So on balance, despite all the human victims, collectivization was successful. Without it, an urbanized Soviet Union would have starved to death immediately.

There's a new book about this that's just been published making the rounds, which is transforming "Western" views about Soviet agriculture. Jenny Smith, Works in Progress, Plans and Realities on Soviet Farms, 1930-1963. Yale 2014. Soviet agriculture was not the disaster that it's traditionally been painted, though it certainly had its problems. Turns out that even Lysenkoism, though disastrous for grain growing, actually played a useful role in animal husbandry, leading Soviets to take better care of cows and pigs than on Western factory farms, which is why meat consumption could be so high under Khrushchev and Brezhnev.

Invader Zim
23rd November 2015, 23:15
Am I supposed to respond to this? Is it even possible to respond?

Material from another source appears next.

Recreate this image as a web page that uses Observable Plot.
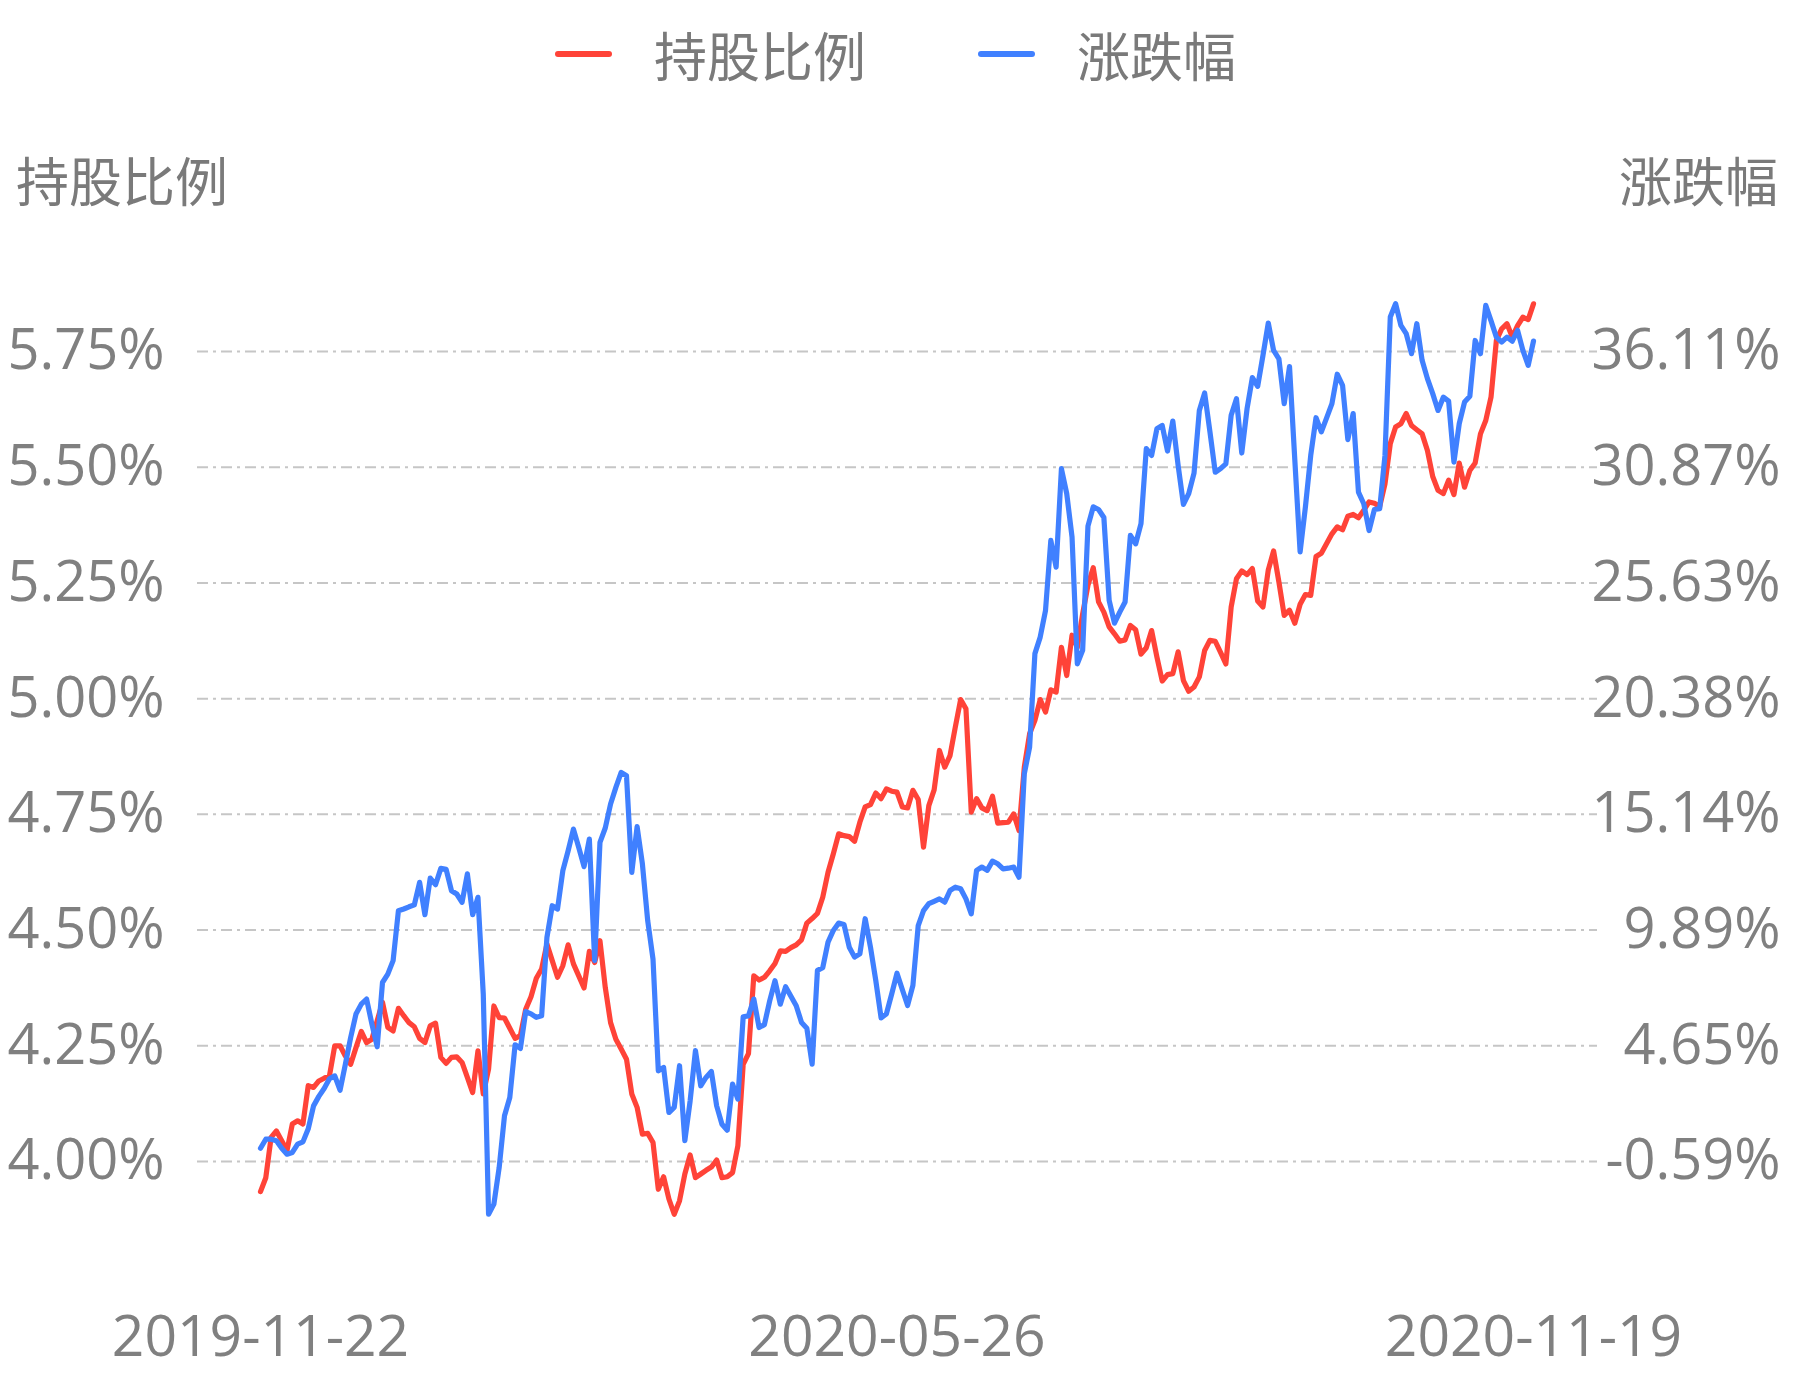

YOU ARE A DOG! Mother FUCKER! How DARE you ask the Rafiq for facts!? Only an analytical philistine cares one jot for FACTS. Facts and dates don't matter at all in history. PIECE OF SHIT. You DO NOT understand BEAUROCRACY [sic]! You are FUCKING pathetic. ETC. Fucker. Do you have no grasp of actual reasoning at all! FUCK PROFESSOR! Knowledge is bad! Historians don't know anything! FUUUUCKKKKK. fuck.

Expand this to 7,000 words, and you have Rafiq's reply.

Though I was mildly amused by this which jumped out at me:

"When I criticized disillusionist and told him his "sources" were bullshit and that the evidence does not support the conclusions given, he fucking demanded I PROVIDE peer-reviewed journals! FOR NO FUCKING REASON other than to be impressed or intimidated into believing me! It's fucking PATHETIC! [...]

If you FUCKING demand Guy Debord to provide "evidence" for Society of the Spectacle, that would be a case of philistine fact-mongering with no regard for actual critical thought. Bourgeois epistemology despises critical thought. People are literally clueless - they don't know what to believe, so they must believe what is conventionally accepted by a hierarchy of legitimized thought. EVEN IF experts are 100% correct"

But, I'm not. I'm asking you to back up your claims. And no, nothing you have said about the soviet bureaucracy is remotely axiomatic. Nobody claims that the famine was inevitable as you do. You're just making it all up and popping a vein when someone points that out to you.

You're a boy in a world of your own, ranting at the sky for being blue. You're like a man with a fork in a world of soup. And you think you've embarrassed me? Guess again. There is only one person here who should look back at that atrocity above and cringe, and it sure isn't me.

Rafiq
23rd November 2015, 23:21
Literally not a word of that is true. The boy is in a world of his own.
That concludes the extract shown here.